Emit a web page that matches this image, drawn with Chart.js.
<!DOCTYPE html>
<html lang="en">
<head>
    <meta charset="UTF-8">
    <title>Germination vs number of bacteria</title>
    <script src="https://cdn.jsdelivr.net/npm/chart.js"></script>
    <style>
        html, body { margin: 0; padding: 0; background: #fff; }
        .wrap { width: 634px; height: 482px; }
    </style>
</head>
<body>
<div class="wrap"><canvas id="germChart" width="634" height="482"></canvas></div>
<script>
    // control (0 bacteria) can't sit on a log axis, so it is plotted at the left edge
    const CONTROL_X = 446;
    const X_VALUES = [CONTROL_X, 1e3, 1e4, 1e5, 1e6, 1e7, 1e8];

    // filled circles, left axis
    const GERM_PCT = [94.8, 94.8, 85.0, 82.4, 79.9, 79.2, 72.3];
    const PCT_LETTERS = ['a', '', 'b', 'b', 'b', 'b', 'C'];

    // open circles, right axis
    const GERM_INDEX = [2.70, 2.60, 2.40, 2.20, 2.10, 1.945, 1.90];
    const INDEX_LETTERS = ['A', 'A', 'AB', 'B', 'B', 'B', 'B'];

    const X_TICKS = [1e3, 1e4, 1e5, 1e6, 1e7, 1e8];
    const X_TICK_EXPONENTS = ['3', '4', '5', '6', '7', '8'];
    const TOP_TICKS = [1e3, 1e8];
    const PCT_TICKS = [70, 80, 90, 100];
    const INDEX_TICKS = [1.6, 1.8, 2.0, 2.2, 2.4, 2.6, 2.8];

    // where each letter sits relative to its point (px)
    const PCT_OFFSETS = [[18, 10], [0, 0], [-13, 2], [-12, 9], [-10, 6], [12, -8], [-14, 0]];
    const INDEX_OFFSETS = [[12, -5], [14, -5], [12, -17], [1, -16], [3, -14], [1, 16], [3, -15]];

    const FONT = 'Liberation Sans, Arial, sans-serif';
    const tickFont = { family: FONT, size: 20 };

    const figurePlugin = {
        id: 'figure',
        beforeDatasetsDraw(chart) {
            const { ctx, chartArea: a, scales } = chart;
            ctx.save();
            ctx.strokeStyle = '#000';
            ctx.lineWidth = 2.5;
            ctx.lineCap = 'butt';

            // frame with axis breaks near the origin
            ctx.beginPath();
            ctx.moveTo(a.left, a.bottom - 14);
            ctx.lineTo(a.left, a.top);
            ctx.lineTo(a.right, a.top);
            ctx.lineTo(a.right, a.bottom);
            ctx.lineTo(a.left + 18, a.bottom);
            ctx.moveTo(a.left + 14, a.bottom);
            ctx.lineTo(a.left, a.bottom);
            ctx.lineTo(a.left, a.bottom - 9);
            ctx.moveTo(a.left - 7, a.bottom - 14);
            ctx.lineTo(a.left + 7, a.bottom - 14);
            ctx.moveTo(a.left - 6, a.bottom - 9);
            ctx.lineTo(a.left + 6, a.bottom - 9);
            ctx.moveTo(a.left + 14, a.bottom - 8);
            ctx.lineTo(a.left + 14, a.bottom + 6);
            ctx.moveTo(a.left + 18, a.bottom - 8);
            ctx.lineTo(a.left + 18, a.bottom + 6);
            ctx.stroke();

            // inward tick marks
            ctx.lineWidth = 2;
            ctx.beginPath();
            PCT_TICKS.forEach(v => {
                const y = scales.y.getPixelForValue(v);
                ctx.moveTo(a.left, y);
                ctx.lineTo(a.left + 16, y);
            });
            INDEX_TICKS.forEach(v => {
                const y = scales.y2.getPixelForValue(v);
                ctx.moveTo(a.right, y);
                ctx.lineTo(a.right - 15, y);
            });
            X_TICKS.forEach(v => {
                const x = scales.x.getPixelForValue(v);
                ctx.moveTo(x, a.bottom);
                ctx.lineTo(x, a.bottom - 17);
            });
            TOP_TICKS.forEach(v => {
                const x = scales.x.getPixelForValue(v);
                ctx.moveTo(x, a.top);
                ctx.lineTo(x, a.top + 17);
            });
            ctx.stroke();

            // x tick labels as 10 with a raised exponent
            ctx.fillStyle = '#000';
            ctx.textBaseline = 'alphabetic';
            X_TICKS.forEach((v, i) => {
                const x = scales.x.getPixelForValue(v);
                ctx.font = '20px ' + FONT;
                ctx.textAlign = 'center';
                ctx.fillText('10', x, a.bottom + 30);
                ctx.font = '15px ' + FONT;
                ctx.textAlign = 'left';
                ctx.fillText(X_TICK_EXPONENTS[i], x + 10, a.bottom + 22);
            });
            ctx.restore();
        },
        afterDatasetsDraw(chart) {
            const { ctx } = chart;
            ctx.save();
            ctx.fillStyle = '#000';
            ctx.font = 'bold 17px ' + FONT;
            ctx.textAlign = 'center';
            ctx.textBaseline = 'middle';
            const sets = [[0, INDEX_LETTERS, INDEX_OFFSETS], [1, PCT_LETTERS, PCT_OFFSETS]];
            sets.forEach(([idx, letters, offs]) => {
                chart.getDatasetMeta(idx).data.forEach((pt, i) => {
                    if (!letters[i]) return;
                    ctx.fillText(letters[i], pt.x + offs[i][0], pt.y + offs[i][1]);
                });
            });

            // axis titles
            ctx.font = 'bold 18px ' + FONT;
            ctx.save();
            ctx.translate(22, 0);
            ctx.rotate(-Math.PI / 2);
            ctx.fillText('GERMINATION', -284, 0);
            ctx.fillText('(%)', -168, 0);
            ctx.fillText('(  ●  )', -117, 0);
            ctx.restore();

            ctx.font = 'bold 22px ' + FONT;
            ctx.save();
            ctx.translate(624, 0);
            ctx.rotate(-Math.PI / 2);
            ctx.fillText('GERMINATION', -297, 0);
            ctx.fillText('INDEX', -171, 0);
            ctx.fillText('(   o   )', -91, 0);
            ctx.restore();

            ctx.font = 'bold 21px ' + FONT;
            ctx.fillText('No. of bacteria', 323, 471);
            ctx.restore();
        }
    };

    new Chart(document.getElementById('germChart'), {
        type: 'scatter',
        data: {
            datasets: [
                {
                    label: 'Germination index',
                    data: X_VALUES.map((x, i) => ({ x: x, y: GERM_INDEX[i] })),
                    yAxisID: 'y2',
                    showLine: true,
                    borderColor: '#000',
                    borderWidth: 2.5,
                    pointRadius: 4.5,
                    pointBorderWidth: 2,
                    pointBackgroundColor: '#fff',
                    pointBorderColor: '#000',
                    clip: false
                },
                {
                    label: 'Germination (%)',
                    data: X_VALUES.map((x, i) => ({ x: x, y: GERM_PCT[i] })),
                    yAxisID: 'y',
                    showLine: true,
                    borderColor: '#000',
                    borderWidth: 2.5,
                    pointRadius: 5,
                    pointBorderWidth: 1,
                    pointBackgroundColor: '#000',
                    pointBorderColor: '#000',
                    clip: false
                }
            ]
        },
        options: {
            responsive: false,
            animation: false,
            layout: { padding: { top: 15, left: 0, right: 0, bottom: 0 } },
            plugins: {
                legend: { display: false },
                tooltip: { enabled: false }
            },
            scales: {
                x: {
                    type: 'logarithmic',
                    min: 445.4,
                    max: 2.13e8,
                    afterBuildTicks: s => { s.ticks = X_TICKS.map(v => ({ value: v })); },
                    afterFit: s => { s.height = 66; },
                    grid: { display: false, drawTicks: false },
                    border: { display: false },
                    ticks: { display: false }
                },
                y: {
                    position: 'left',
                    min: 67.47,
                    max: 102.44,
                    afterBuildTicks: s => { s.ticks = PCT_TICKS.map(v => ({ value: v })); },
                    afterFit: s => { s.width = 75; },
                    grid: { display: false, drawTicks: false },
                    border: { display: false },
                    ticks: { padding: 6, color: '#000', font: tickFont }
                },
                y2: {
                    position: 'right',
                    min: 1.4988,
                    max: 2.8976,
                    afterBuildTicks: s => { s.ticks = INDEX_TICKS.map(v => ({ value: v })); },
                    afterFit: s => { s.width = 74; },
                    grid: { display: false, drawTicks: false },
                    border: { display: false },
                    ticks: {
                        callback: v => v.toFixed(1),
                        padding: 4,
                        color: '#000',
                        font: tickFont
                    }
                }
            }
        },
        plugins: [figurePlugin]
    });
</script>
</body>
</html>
..........
Written exercise.
Lines from the beginning of the data above through the line containing "const INDEX_LETTERS = ['A', 'A', 'AB', 'B', 'B', 'B', 'B'];" are to be returned exactly, and no others.

Expected output.
Emit a web page that matches this image, drawn with Chart.js.
<!DOCTYPE html>
<html lang="en">
<head>
    <meta charset="UTF-8">
    <title>Germination vs number of bacteria</title>
    <script src="https://cdn.jsdelivr.net/npm/chart.js"></script>
    <style>
        html, body { margin: 0; padding: 0; background: #fff; }
        .wrap { width: 634px; height: 482px; }
    </style>
</head>
<body>
<div class="wrap"><canvas id="germChart" width="634" height="482"></canvas></div>
<script>
    // control (0 bacteria) can't sit on a log axis, so it is plotted at the left edge
    const CONTROL_X = 446;
    const X_VALUES = [CONTROL_X, 1e3, 1e4, 1e5, 1e6, 1e7, 1e8];

    // filled circles, left axis
    const GERM_PCT = [94.8, 94.8, 85.0, 82.4, 79.9, 79.2, 72.3];
    const PCT_LETTERS = ['a', '', 'b', 'b', 'b', 'b', 'C'];

    // open circles, right axis
    const GERM_INDEX = [2.70, 2.60, 2.40, 2.20, 2.10, 1.945, 1.90];
    const INDEX_LETTERS = ['A', 'A', 'AB', 'B', 'B', 'B', 'B'];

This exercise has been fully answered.